If that is so, may I ask the Minister why, under the Government, we have had the go-ahead for only one new colliery to take care of the future of the coal industry? May I also ask why some Conservative Members are positively trying to stop the development of the south Warwickshire coalfield?

Mr. Walker

Plenty of the hon. Gentleman's hon. Friends rejoice at the enormous investment that we have put into existing pits. We cannot have it both ways. If we want to improve the performance of existing pits to help the mining communities concerned, that must be a high priority, and it has been under this Government.

Mr. Michael Morris

Do not the figures demonstrate that morale among ordinary miners must now be at its highest for many years?
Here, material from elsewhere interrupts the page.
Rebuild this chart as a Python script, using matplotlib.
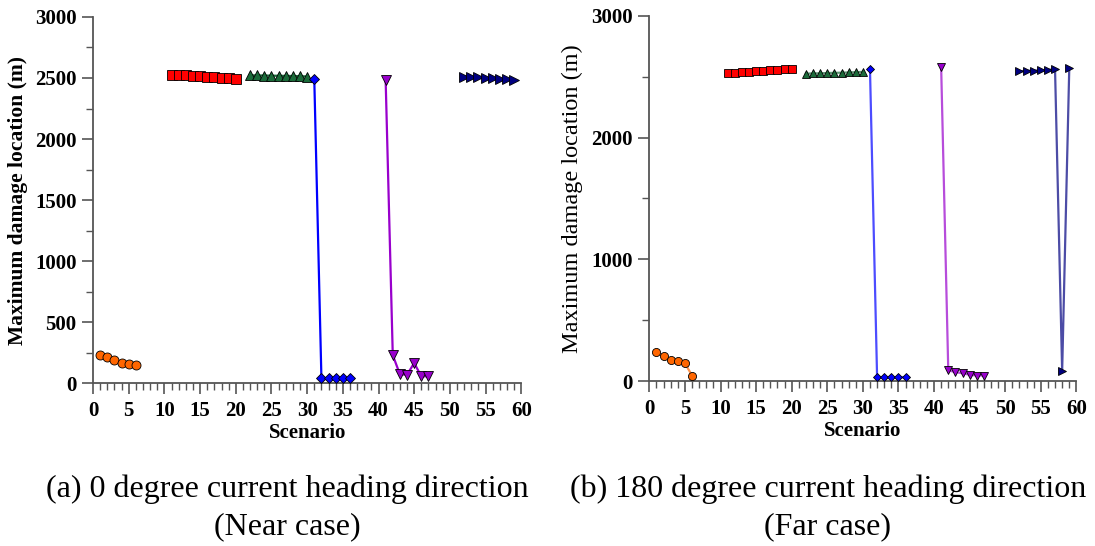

Does that not reflect the fact that what the ordinary miner wants is peace in the pits and good finn management from the leadership of British Coal?

Mr. Walker

Both sides of the House will regret the fact that the rationalisation of the coal industry has resulted in closures and voluntary redundancies. However, I am glad to tell the House that one of the most significant facts is that the new enterprise company has already provided almost 11,000 new jobs in coalmining communities.

Mr. Powley

When productivity measures were being introduced Mr. Arthur Scargill said that the accident rate in the coal mines would increase significantly. Will my right hon. Friend tell us whether the accident rate has increased as a result of the improvements?

Mr. Walker

One thing is certain. The priority of anybody concerned with the coalmining industry is to see that the highest safety standards are operated. The safety regulations of the coal industry remain very strict, irrespective of any productivity agreements.

Mr. Hardy

Will the Secretary of State deny the logic of this impressive improvement, achieved as a result of the swift savagery of the contraction of the mining industry? Does he not agree that that logic should persuade him positively to support the greater use of coal in Britain? Does he not further agree that the Government should be much more insistent on achieving greater export markets in Europe and that they should make it clear that that improvement makes it obvious that the statistics about the price of coal presented to the Layfield inquiry should be withdrawn or sharply qualified?

Mr. Walker

The NCB is pursuing an active marketing policy. I have recently been to exhibitions and demonstrations for both the domestic and industrial use of coal which have been impressive. At the end of the day, the only way in which that can succeed is for the price to be competitive, and the only way in which that can be achieved is by retaining the present improvement in productivity, which compares favourably with what happened in the previous 10 years.

Mr. Eadie

I am sure the House will agree that we should pay due notice to the increase in output achieved by the miners of this country. However, how does our praise for miners increasing output square with what the right hon. Gentleman's hon. Friend the Minister said in a press release, to the effect that it is unquestionable that a fitter, slimmer coal industry is necessary? Does the right hon. Gentleman agree that that is a confession by a Government who want to see the industry contract? That is the language, not of a Minister responsible for coal, but of someone who has flung in the sponge because of the collapse of oil prices.

Mr. Walker

As the hon. Gentleman has heard many times in the House, there was no greater contraction of the coal industry than that which took place under Labour Governments. Therefore, it is strange to hear those views from the Opposition. The hon. Gentleman should also ask himself, with his interest in the coal industry, why between 1974 and 1978 under a Labour Government, compared with a 4 per cent. per annum improvement envisaged in the "Plan for Coal", productivity measured by output per manshift fell in each year.